--- Written task ---
Repeat exactly, and only, the lines from the one that contains "Emit a Python" to the one that contains "['#2ca02c', '#1f77b4', '#6a3d9a', '#8c8c8c', '#8c8c8c']", both ends included. Omit every picture.
═════ Provided records
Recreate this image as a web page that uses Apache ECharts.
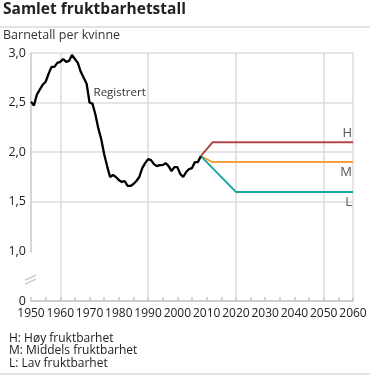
<!DOCTYPE html>
<html><head><meta charset="utf-8">
<script src="https://cdn.jsdelivr.net/npm/echarts@6/dist/echarts.min.js"></script>
<style>html,body{margin:0;padding:0;background:#fff}#c{width:370px;height:376px}</style>
</head><body><div id="c"></div>
<script>
var years = [];
for (var y = 1950; y <= 2060; y++) years.push(String(y));
var registeredYears = [1950,1951,1952,1953,1954,1955,1956,1957,1958,1959,1960,1961,1962,1963,1964,1965,1966,1967,1968,1969,1970,1971,1972,1973,1974,1975,1976,1977,1978,1979,1980,1981,1982,1983,1984,1985,1986,1987,1988,1989,1990,1991,1992,1993,1994,1995,1996,1997,1998,1999,2000,2001,2002,2003,2004,2005,2006,2007,2008];
var registered = [2.51,2.47,2.58,2.63,2.68,2.71,2.79,2.86,2.86,2.90,2.91,2.94,2.91,2.92,2.98,2.94,2.90,2.81,2.75,2.69,2.50,2.49,2.38,2.24,2.13,1.98,1.86,1.75,1.77,1.75,1.72,1.70,1.71,1.66,1.66,1.68,1.71,1.75,1.84,1.89,1.93,1.92,1.88,1.86,1.87,1.87,1.89,1.86,1.81,1.85,1.85,1.78,1.75,1.80,1.83,1.84,1.90,1.90,1.96];
var highYears = [2008,2012,2060];   var high = [1.96,2.10,2.10];
var midYears  = [2008,2012,2060];   var mid  = [1.96,1.90,1.90];
var lowYears  = [2008,2020,2060];   var low  = [1.96,1.60,1.60];
var seriesNames = ['H','M','L'];
var footnotes = ['H: Høy fruktbarhet','M: Middels fruktbarhet','L: Lav fruktbarhet'];
var FONT = '"Open Sans", sans-serif';

function pairs(xs, vs){ return xs.map(function(x,i){ return [String(x), vs[i]]; }); }

var regData = pairs(registeredYears, registered).map(function(p){
  if (p[0] === '1970') return {value:p, label:{show:true, formatter:'Registrert', position:'right', offset:[-1,-10], color:'#333', fontSize:11.5, fontFamily:FONT}};
  return p;
});

function endLabel(xs, vs, pos, dy){
  return pairs(xs, vs).map(function(p,i){
    if (i === xs.length-1) return {value:p, label:{show:true, formatter:'{a}', position:pos, align:'right', offset:[-1, dy], color:'#555', fontSize:13, fontFamily:FONT}};
    return p;
  });
}

var lineBase = {type:'line', symbol:'circle', symbolSize:0, showSymbol:true, showAllSymbol:true, label:{show:false}};

var chart = echarts.init(document.getElementById('c'), null, {renderer:'canvas'});
chart.setOption({
  animation:false,
  textStyle:{fontFamily:FONT},
  title:[
    {text:'Samlet fruktbarhetstall', left:3, top:2, padding:0, textStyle:{fontSize:15.5, fontWeight:'bold', color:'#222', fontFamily:FONT}},
    {text:'Barnetall per kvinne', left:3, top:27, padding:0, textStyle:{fontSize:12.5, fontWeight:'normal', color:'#333', fontFamily:FONT, lineHeight:16}},
    {text:footnotes.join('\n'), left:9, top:332, padding:0, textStyle:{fontSize:12, fontWeight:'normal', color:'#222', lineHeight:12.6, fontFamily:FONT}}
  ],
  grid:{left:31, right:17, top:53, bottom:75, containLabel:false},
  xAxis:{
    type:'category', data:years, boundaryGap:false,
    axisLine:{lineStyle:{color:'#c8c8c8', width:1.5}},
    axisTick:{show:true, inside:true, length:4, interval:function(i){return i%5===0;}, lineStyle:{color:'#c8c8c8', width:1.5}},
    axisLabel:{interval:function(i){return i%10===0;}, color:'#222', fontSize:12, margin:7, fontFamily:FONT},
    splitLine:{show:true, interval:function(i){return (i-10)%30===0 || i===110;}, lineStyle:{color:'#dcdcdc', width:1.5}}
  },
  yAxis:{
    type:'value', min:0, max:3, interval:0.5,
    breaks:[{start:0, end:1, gap:0.5}],
    breakArea:{show:false},
    axisLine:{show:true, lineStyle:{color:'#c8c8c8', width:1.5}},
    axisTick:{show:false},
    axisLabel:{color:'#222', fontSize:12.5, margin:5, fontFamily:FONT, formatter:function(v){ return v===0 ? '0' : v.toFixed(1).replace('.',','); }},
    splitLine:{show:true, lineStyle:{color:'#dcdcdc', width:1.5}}
  },
  series:[
    Object.assign({}, lineBase, {name:'Registrert', data:regData, lineStyle:{color:'#000', width:2.3}, z:5}),
    Object.assign({}, lineBase, {name:seriesNames[0], data:endLabel(highYears, high, 'top', 3), lineStyle:{color:'#b0484b', width:2}, z:4}),
    Object.assign({}, lineBase, {name:seriesNames[1], data:endLabel(midYears, mid, 'bottom', -1.5), lineStyle:{color:'#f4a03a', width:2}, z:4}),
    Object.assign({}, lineBase, {name:seriesNames[2], data:endLabel(lowYears, low, 'bottom', -1), lineStyle:{color:'#1aa6a0', width:2}, z:4})
  ]
});

// decorations: separators and the axis-break mark, positioned from the axes
var xa = chart.convertToPixel({xAxisIndex:0}, years[0]);
var y0 = chart.convertToPixel({yAxisIndex:0}, 0);
var y1 = chart.convertToPixel({yAxisIndex:0}, 1);
var midY = (y0 + y1) / 2 + 3;
chart.setOption({graphic:[
  {type:'rect', shape:{x:0,y:26,width:370,height:2}, style:{fill:'#e3e3e3'}, silent:true},
  {type:'rect', shape:{x:0,y:373,width:370,height:2}, style:{fill:'#e3e3e3'}, silent:true},
  {type:'line', shape:{x1:xa-6, y1:midY+1, x2:xa+5, y2:midY-4}, style:{stroke:'#c8c8c8', lineWidth:1.3}, silent:true},
  {type:'line', shape:{x1:xa-6, y1:midY+5, x2:xa+5, y2:midY}, style:{stroke:'#c8c8c8', lineWidth:1.3}, silent:true}
]});
</script></body></html>
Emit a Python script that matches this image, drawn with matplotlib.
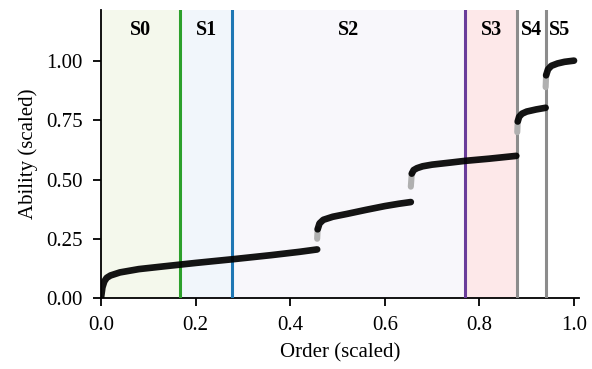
import matplotlib
matplotlib.use('Agg')
import matplotlib.pyplot as plt

plt.rcParams['font.family'] = ['Liberation Serif', 'DejaVu Serif']

# stage borders (order, scaled) and labels
borders = [0.0, 0.168, 0.278, 0.770, 0.880, 0.940, 1.0]
stage_names = ['S0', 'S1', 'S2', 'S3', 'S4', 'S5']
fill_colors = ['#f4f8ec', '#f1f6fb', '#f8f7fb', '#fde8e9', 'none', 'none']
line_colors = ['#2ca02c', '#1f77b4', '#6a3d9a', '#8c8c8c', '#8c8c8c']

# ability curve, one list per segment
seg_x = [
    [0.0, 0.003, 0.007, 0.012, 0.02, 0.04, 0.08, 0.13, 0.2, 0.28, 0.36, 0.42, 0.457],
    [0.458, 0.462, 0.47, 0.49, 0.52, 0.56, 0.6, 0.63, 0.655],
    [0.657, 0.661, 0.668, 0.68, 0.7, 0.74, 0.77, 0.82, 0.878],
    [0.881, 0.884, 0.89, 0.9, 0.92, 0.94],
    [0.941, 0.945, 0.952, 0.965, 0.98, 1.0],
]
seg_y = [
    [0.0, 0.045, 0.07, 0.085, 0.095, 0.108, 0.122, 0.133, 0.148, 0.164, 0.181, 0.195, 0.205],
    [0.29, 0.315, 0.33, 0.343, 0.355, 0.372, 0.388, 0.398, 0.405],
    [0.525, 0.54, 0.548, 0.556, 0.563, 0.572, 0.579, 0.588, 0.6],
    [0.745, 0.765, 0.778, 0.787, 0.796, 0.803],
    [0.94, 0.965, 0.98, 0.99, 0.997, 1.002],
]
# faded lead-in at each jump
fade_x = [[0.457, 0.458], [0.655, 0.657], [0.880, 0.881], [0.940, 0.941]]
fade_y = [[0.25, 0.29], [0.47, 0.525], [0.70, 0.745], [0.89, 0.94]]

fig = plt.figure(figsize=(5.92, 3.69), dpi=100)
ax = fig.add_axes([0.1706, 0.1924, 0.807, 0.780])

for i in range(len(stage_names)):
    if fill_colors[i] != 'none':
        ax.axvspan(borders[i], borders[i + 1], color=fill_colors[i], zorder=0, lw=0)
    ax.text((borders[i] + borders[i + 1]) / 2, 1.13, stage_names[i],
            ha='center', va='center', fontsize=14.5, fontweight='bold')

for i in range(len(line_colors)):
    ax.axvline(borders[i + 1], color=line_colors[i], lw=2.2, zorder=3)

for fx, fy in zip(fade_x, fade_y):
    ax.plot(fx, fy, color='#b0b0b0', lw=4.4, solid_capstyle='round', zorder=4)
for sx, sy in zip(seg_x, seg_y):
    ax.plot(sx, sy, color='black', lw=4.8, alpha=0.92, solid_capstyle='round', zorder=5)

ax.set_xlim(0, 1.01)
ax.set_ylim(0, 1.215)
ax.set_xticks([0.0, 0.2, 0.4, 0.6, 0.8, 1.0])
ax.set_xticklabels(['0.0', '0.2', '0.4', '0.6', '0.8', '1.0'])
ax.set_yticks([0.0, 0.25, 0.5, 0.75, 1.0])
ax.set_yticklabels(['0.00', '0.25', '0.50', '0.75', '1.00'])
ax.tick_params(labelsize=15, length=6, width=1.3, direction='out', pad=7)
ax.spines['top'].set_visible(False)
ax.spines['right'].set_visible(False)
ax.spines['left'].set_linewidth(1.3)
ax.spines['bottom'].set_linewidth(1.3)
ax.set_xlabel('Order (scaled)', fontsize=15, labelpad=6)
ax.set_ylabel('Ability (scaled)', fontsize=15, labelpad=6)

fig.savefig('out.png', dpi=100)
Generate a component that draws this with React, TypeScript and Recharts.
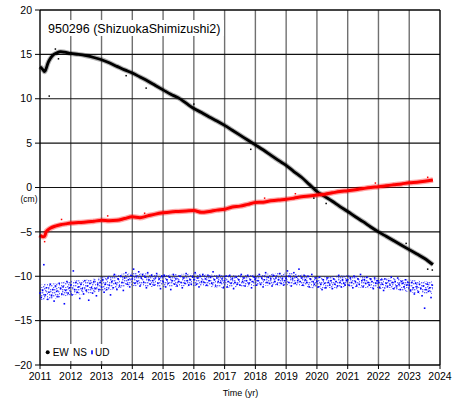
import React from 'react';
import { ComposedChart, Line, Area, XAxis, YAxis, CartesianGrid } from 'recharts';

const years = [2011, 2012, 2013, 2014, 2015, 2016, 2017, 2018, 2019, 2020, 2021, 2022, 2023, 2024];
const cmTicks = [-20, -15, -10, -5, 0, 5, 10, 15, 20];

// EW (black)
const ewYears = [
  2011.0, 2011.05, 2011.1, 2011.15, 2011.2, 2011.25, 2011.33, 2011.42, 2011.54, 2011.67, 2011.8,
  2012.0, 2012.25, 2012.5, 2012.75, 2013.0, 2013.25, 2013.5, 2013.75, 2014.0, 2014.25, 2014.5, 2014.75,
  2015.0, 2015.25, 2015.5, 2015.75, 2016.0, 2016.25, 2016.5, 2016.75, 2017.0, 2017.25, 2017.5, 2017.75,
  2018.0, 2018.25, 2018.5, 2018.75, 2019.0, 2019.25, 2019.5, 2019.75, 2020.0, 2020.25, 2020.5, 2020.75,
  2021.0, 2021.25, 2021.5, 2021.75, 2022.0, 2022.25, 2022.5, 2022.75, 2023.0, 2023.25, 2023.5, 2023.77,
];
const ewValues = [
  13.6, 13.45, 13.25, 13.05, 13.4, 13.95, 14.5, 14.9, 15.15, 15.3, 15.25,
  15.1, 15.0, 14.85, 14.65, 14.4, 14.05, 13.65, 13.25, 12.9, 12.45, 12.0, 11.5,
  11.0, 10.5, 10.1, 9.5, 8.9, 8.45, 7.95, 7.5, 7.0, 6.45, 5.9, 5.35,
  4.8, 4.25, 3.65, 3.05, 2.5, 1.8, 1.15, 0.35, -0.45, -1.0, -1.55, -2.15,
  -2.7, -3.3, -3.85, -4.45, -5.0, -5.5, -6.0, -6.5, -7.0, -7.5, -8.0, -8.7,
];
const ewOutYears = [2011.3, 2011.5, 2011.6, 2013.8, 2014.45, 2016.0, 2017.85, 2019.9, 2020.3, 2022.9, 2023.6, 2023.75];
const ewOutValues = [10.3, 15.6, 14.5, 12.6, 11.2, 9.4, 4.3, -1.2, -1.8, -6.3, -9.2, -9.3];

// NS (red)
const nsYears = [
  2011.0, 2011.05, 2011.1, 2011.15, 2011.2, 2011.25, 2011.33, 2011.5, 2011.67, 2011.83,
  2012.0, 2012.25, 2012.5, 2012.75, 2013.0, 2013.25, 2013.5, 2013.75, 2014.0, 2014.25, 2014.5, 2014.75,
  2015.0, 2015.25, 2015.5, 2015.75, 2016.0, 2016.25, 2016.5, 2016.75, 2017.0, 2017.25, 2017.5, 2017.75,
  2018.0, 2018.25, 2018.5, 2018.75, 2019.0, 2019.25, 2019.5, 2019.75, 2020.0, 2020.25, 2020.5, 2020.75,
  2021.0, 2021.25, 2021.5, 2021.75, 2022.0, 2022.25, 2022.5, 2022.75, 2023.0, 2023.25, 2023.5, 2023.77,
];
const nsValues = [
  -5.35, -5.5, -5.55, -5.5, -5.0, -4.8, -4.6, -4.35, -4.2, -4.1,
  -4.0, -3.95, -3.9, -3.8, -3.7, -3.75, -3.7, -3.5, -3.3, -3.4, -3.2, -3.0,
  -2.85, -2.75, -2.7, -2.65, -2.6, -2.8, -2.7, -2.55, -2.45, -2.2, -2.1, -1.9,
  -1.7, -1.65, -1.5, -1.4, -1.33, -1.2, -1.05, -0.95, -0.85, -0.75, -0.6, -0.45,
  -0.36, -0.25, -0.12, 0.0, 0.09, 0.2, 0.3, 0.4, 0.54, 0.6, 0.7, 0.85,
];
const nsOutYears = [2011.15, 2011.7, 2013.2, 2014.4, 2018.3, 2019.3, 2021.9, 2023.6];
const nsOutValues = [-6.1, -3.6, -3.2, -2.9, -1.2, -0.7, 0.5, 1.15];

// UD (blue), two samples per month from 2011.0
const udPerYear = 24;
const udValues = [
  -11.9, -12.4, -11.6, -8.7, -12.1, -11.3, -12.6, -11.8, -10.9, -12.2, -11.5, -12.8, -11.1, -11.7, -12.3, -10.8, -11.4, -12.0, -11.2, -13.1, -11.6, -10.6, -11.9, -11.3,
  -11.0, -12.1, -9.4, -11.5, -10.7, -11.8, -11.2, -12.5, -10.9, -11.4, -12.0, -10.5, -11.6, -11.1, -12.7, -10.8, -11.3, -11.9, -10.6, -11.4, -12.2, -10.9, -11.5, -10.7,
  -11.2, -10.4, -11.8, -10.9, -11.5, -10.2, -11.0, -12.1, -10.6, -11.3, -9.8, -10.8, -11.5, -10.3, -11.1, -10.0, -10.7, -11.6, -10.2, -9.6, -10.9, -10.4, -11.2, -9.9,
  -10.3, -9.2, -10.8, -10.0, -10.6, -9.5, -11.1, -10.2, -9.8, -10.7, -10.1, -11.3, -9.6, -10.4, -10.9, -9.9, -10.5, -11.0, -10.2, -9.7, -10.8, -10.3, -11.4, -10.0,
  -10.6, -9.9, -11.2, -10.4, -10.8, -10.1, -11.5, -10.5, -9.8, -10.9, -10.3, -11.1, -10.6, -10.0, -10.7, -11.3, -10.2, -10.8, -9.7, -10.5, -11.0, -10.4, -10.9, -10.1,
  -10.4, -9.6, -10.9, -10.2, -11.2, -10.0, -10.6, -9.8, -10.7, -10.3, -11.0, -9.9, -10.5, -10.1, -10.8, -9.5, -10.4, -11.1, -10.2, -10.6, -9.9, -10.7, -10.3, -11.3,
  -10.5, -10.0, -11.2, -10.6, -9.9, -10.8, -10.3, -11.4, -10.7, -10.1, -10.9, -10.4, -11.0, -9.8, -10.6, -10.2, -11.1, -10.5, -9.9, -10.8, -10.4, -11.3, -10.6, -10.1,
  -10.3, -11.0, -10.5, -9.8, -10.9, -10.2, -11.2, -10.4, -9.6, -10.7, -10.1, -10.8, -10.3, -11.1, -9.9, -10.6, -10.2, -10.9, -10.4, -9.7, -10.8, -10.3, -11.0, -10.5,
  -10.2, -9.4, -10.7, -10.0, -11.1, -10.3, -9.6, -10.8, -10.1, -10.5, -9.2, -10.6, -10.2, -11.0, -9.9, -10.4, -10.7, -10.0, -11.2, -10.3, -9.8, -10.6, -10.9, -10.2,
  -10.6, -11.2, -10.1, -10.9, -11.5, -10.4, -10.8, -11.3, -10.2, -10.7, -11.0, -10.5, -11.4, -10.3, -10.9, -10.6, -11.1, -9.9, -10.7, -11.2, -10.4, -10.8, -11.0, -10.5,
  -10.4, -11.0, -10.2, -10.7, -11.3, -10.0, -10.6, -11.1, -10.3, -10.9, -9.8, -10.5, -11.2, -10.4, -10.8, -10.1, -10.7, -11.0, -10.3, -10.6, -11.4, -10.2, -10.8, -10.5,
  -10.7, -11.3, -10.4, -10.9, -11.6, -10.3, -10.8, -11.2, -10.5, -11.0, -10.1, -10.7, -11.4, -10.6, -11.1, -10.2, -10.9, -11.5, -10.6, -10.8, -11.2, -10.4, -11.0, -10.7,
  -11.0, -11.6, -10.7, -11.3, -12.0, -10.8, -11.2, -11.8, -10.9, -11.4, -12.2, -11.1, -13.6, -11.5, -10.9, -11.7, -11.3, -12.4, -11.0,
];
// dense core of the UD cloud
const udBandYears = [2011, 2011.5, 2012, 2012.5, 2013, 2013.5, 2014, 2014.5, 2015, 2016, 2017, 2018, 2019, 2019.5, 2020, 2020.5, 2021, 2022, 2022.5, 2023, 2023.77];
const udLow = [-12.7, -12.5, -12.1, -12.0, -11.7, -11.4, -11.1, -11.2, -11.2, -11.1, -11.3, -11.1, -11.0, -11.1, -11.4, -11.4, -11.2, -11.4, -11.5, -11.8, -12.0];
const udHigh = [-10.9, -10.8, -10.5, -10.4, -10.1, -9.8, -9.6, -9.7, -9.8, -9.7, -9.9, -9.8, -9.6, -9.8, -10.1, -10.0, -9.9, -10.2, -10.2, -10.4, -10.6];

const font = '"Liberation Sans", Arial, Helvetica, sans-serif';

const toPts = (ts: number[], vs: number[]) => ts.map((t, i) => ({ t, v: vs[i] }));
const ewData = toPts(ewYears, ewValues);
const ewOut = toPts(ewOutYears, ewOutValues);
const nsData = toPts(nsYears, nsValues);
const nsOut = toPts(nsOutYears, nsOutValues);
const udData = udValues.map((v, i) => ({ t: 2011 + i / udPerYear, v }));
const bandData = udBandYears.map((t, i) => ({ t, band: [udLow[i], udHigh[i]] }));

const dotShape = (color: string, size: number) => (props: any) => {
  const { cx, cy, index } = props;
  if (cx == null || cy == null) return <g key={index} />;
  return <rect key={index} x={cx - size / 2} y={cy - size / 2} width={size} height={size} fill={color} />;
};

const minus = (v: number) => String(v).replace('-', '\u2212');

// speckle texture used for the dense part of the UD cloud
const speckles = [
  [0, 0], [4, 1], [8, 0], [10, 3], [2, 3], [6, 4], [1, 6], [5, 7], [9, 6], [11, 8], [3, 9], [7, 10],
  [0, 11], [10, 11], [6, 1], [3, 6], [8, 8], [11, 5], [1, 9], [5, 11], [9, 2], [4, 4], [7, 6], [2, 1],
];

export default function App() {
  return (
    <div style={{ position: 'absolute', left: 0, top: 0, width: 467, height: 401, background: '#fff', fontFamily: font }}>
      <ComposedChart width={467} height={401} margin={{ top: 0, right: 0, bottom: 16, left: 8 }}>
        <CartesianGrid horizontal={false} stroke="#707070" strokeWidth={1.4} />
        <CartesianGrid vertical={false} stroke="#111" strokeWidth={1.1} />
        <XAxis
          dataKey="t"
          type="number"
          domain={[2011, 2024]}
          ticks={years}
          interval={0}
          height={20}
          tickSize={4}
          tickMargin={4}
          stroke="#000"
          tick={{ fontSize: 10.5, fill: '#000', fontFamily: font }}
        />
        <XAxis
          xAxisId="top"
          orientation="top"
          dataKey="t"
          type="number"
          domain={[2011, 2024]}
          ticks={years}
          interval={0}
          height={10}
          tickSize={10}
          tick={false}
          stroke="#000"
        />
        <YAxis
          type="number"
          domain={[-20, 20]}
          ticks={cmTicks}
          interval={0}
          width={32}
          tickSize={5}
          tickMargin={3}
          stroke="#000"
          tickFormatter={minus}
          tick={{ fontSize: 10.5, fill: '#000', fontFamily: font }}
        />
        <YAxis
          yAxisId="right"
          orientation="right"
          type="number"
          domain={[-20, 20]}
          ticks={cmTicks}
          interval={0}
          width={27}
          tickSize={3}
          tick={false}
          stroke="#000"
        />
        <Area data={bandData} dataKey="band" type="monotone" stroke="none" fill="url(#udSpeckle)" isAnimationActive={false} />
        <Line data={udData} dataKey="v" stroke="none" dot={dotShape('#0000ff', 1.6)} isAnimationActive={false} />
        <Line data={ewData} dataKey="v" type="monotone" stroke="#000" strokeOpacity={0.3} strokeWidth={5} dot={false} isAnimationActive={false} />
        <Line data={ewData} dataKey="v" type="monotone" stroke="#000" strokeWidth={2.8} dot={false} isAnimationActive={false} />
        <Line data={ewOut} dataKey="v" stroke="none" dot={dotShape('#000', 1.5)} isAnimationActive={false} />
        <Line data={nsData} dataKey="v" type="monotone" stroke="#ff0000" strokeOpacity={0.35} strokeWidth={5.5} dot={false} isAnimationActive={false} />
        <Line data={nsData} dataKey="v" type="monotone" stroke="#ff0000" strokeWidth={3} dot={false} isAnimationActive={false} />
        <Line data={nsOut} dataKey="v" stroke="none" dot={dotShape('#ff0000', 1.5)} isAnimationActive={false} />
      </ComposedChart>
      <svg width={467} height={401} style={{ position: 'absolute', left: 0, top: 0, pointerEvents: 'none' }}>
        <defs>
          <pattern id="udSpeckle" width={12} height={12} patternUnits="userSpaceOnUse">
            {speckles.map(([x, y], i) => (
              <rect key={i} x={x} y={y} width={1.4} height={1.4} fill="#0000ff" />
            ))}
          </pattern>
        </defs>
        <rect x={44} y={20} width={180} height={16} fill="#fff" />
        <text x={48} y={33} fontSize={12.5} fontFamily={font} fill="#000">950296 (ShizuokaShimizushi2)</text>
        <rect x={43} y={344} width={72} height={17} fill="#fff" />
        <circle cx={47.7} cy={352.3} r={2} fill="#000" />
        <text x={52.7} y={355.7} fontSize={10} fontFamily={font} fill="#000">EW</text>
        <text x={73} y={355.7} fontSize={10} fontFamily={font} fill="#000">NS</text>
        <rect x={91.2} y={350.3} width={1.6} height={4} fill="#0000ff" />
        <text x={95} y={355.7} fontSize={10} fontFamily={font} fill="#000">UD</text>
        <text x={29} y={202} fontSize={8.5} fontFamily={font} fill="#000" textAnchor="middle">(cm)</text>
        <text x={240.5} y={396} fontSize={9} fontFamily={font} fill="#000" textAnchor="middle">Time (yr)</text>
      </svg>
    </div>
  );
}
══════════
--- Written solution ---
Emit a Python script that matches this image, drawn with matplotlib.
import matplotlib
matplotlib.use('Agg')
import matplotlib.pyplot as plt

plt.rcParams['font.family'] = ['Liberation Serif', 'DejaVu Serif']

# stage borders (order, scaled) and labels
borders = [0.0, 0.168, 0.278, 0.770, 0.880, 0.940, 1.0]
stage_names = ['S0', 'S1', 'S2', 'S3', 'S4', 'S5']
fill_colors = ['#f4f8ec', '#f1f6fb', '#f8f7fb', '#fde8e9', 'none', 'none']
line_colors = ['#2ca02c', '#1f77b4', '#6a3d9a', '#8c8c8c', '#8c8c8c']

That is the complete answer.